Für eine Wendung sorgt ein Flashback, und der zeigt, dass Benoit Blanc keineswegs so naiv und trottelig ist wie er in der ersten Hälfte des fast zweihalbstündigen Films zu sein scheint. Tatsächlich ist der Detektiv von einem Gast angeheuert worden, um den Schurken zu entlarven, der vor dem gemeinsamen Treffen eine Person aus dem Freundeskreis ermordet hat. Dass der oder die Tote trotzdem auf der Insel auftaucht, ist ein schräger Plot Twist, aber der Flashback zeigt, dass die Ereignisse zwar kompliziert, aber nicht unlogisch sind. Noch einmal werden Szenen wiederholt, aber der Zuschauer sieht nun alles aus einer völlig anderen Perspektive. Mehr Wissen, weniger Suspense: Harmlose Begebenheiten erhalten plötzliche eine tödliche Bedrohung. Dialoge, die sich nach Small Talk angehört haben, werden für den unbekannten Schurken zu einer existenzbedrohenden Gefahr. Es ist wie mit der „Mona Lisa“ – sieht man etwas aus einer anderen Perspektive, entdeckt man plötzlich etwas völlig Neues.

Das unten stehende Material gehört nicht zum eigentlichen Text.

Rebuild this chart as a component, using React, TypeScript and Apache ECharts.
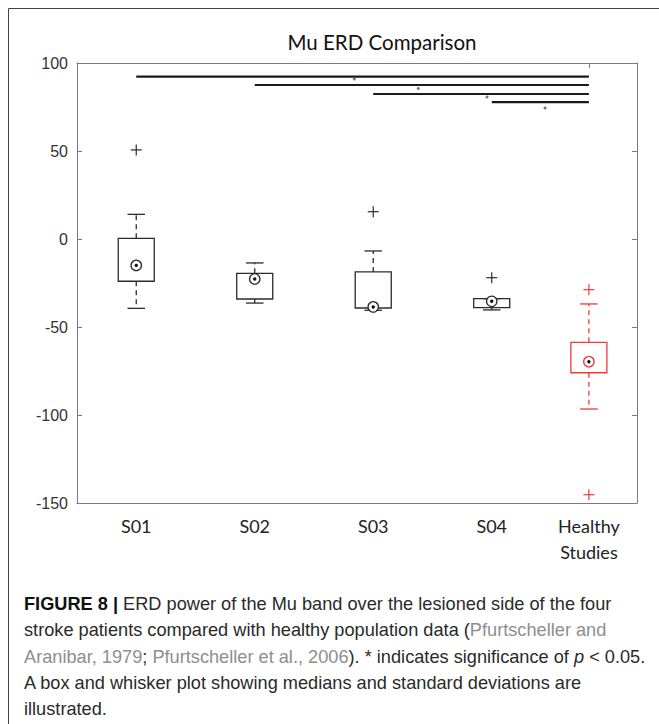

„Glass Onion“ hält bis zum Schluss sein hohes Tempo durch, auch wenn in der überdurchschnittlich unterhaltsamen Krimikomödie die Auflösung nicht überrascht. Ganz einfach, weil sie logisch ist. Aber nicht das „Wer“ in dem Whodunit-Spektakel ist entscheidend, sondern das „Wie“, mit dem das Rätsel gelöst wird. Und in der finalen Zerstörungsorgie spielt die „Mona Lisa“ keine Nebenrolle.

Noten: BigDoc = 2

Glass Onion: A Knives Out Mystery – Netflix, USA 2022 – Regie und Buch: Rian Johnson – Laufzeit: 240 Minuten – D.: Daniel Graig, Edward Norton, Janelle Monáe, Kathryn Hahn, Leslie Odom jr. – Jessica Henwick – Kate Hudson, Hugh Grant als Domestic Partner, Ethan Hawke als Efficent Man, Serena Williams als Serena Williams.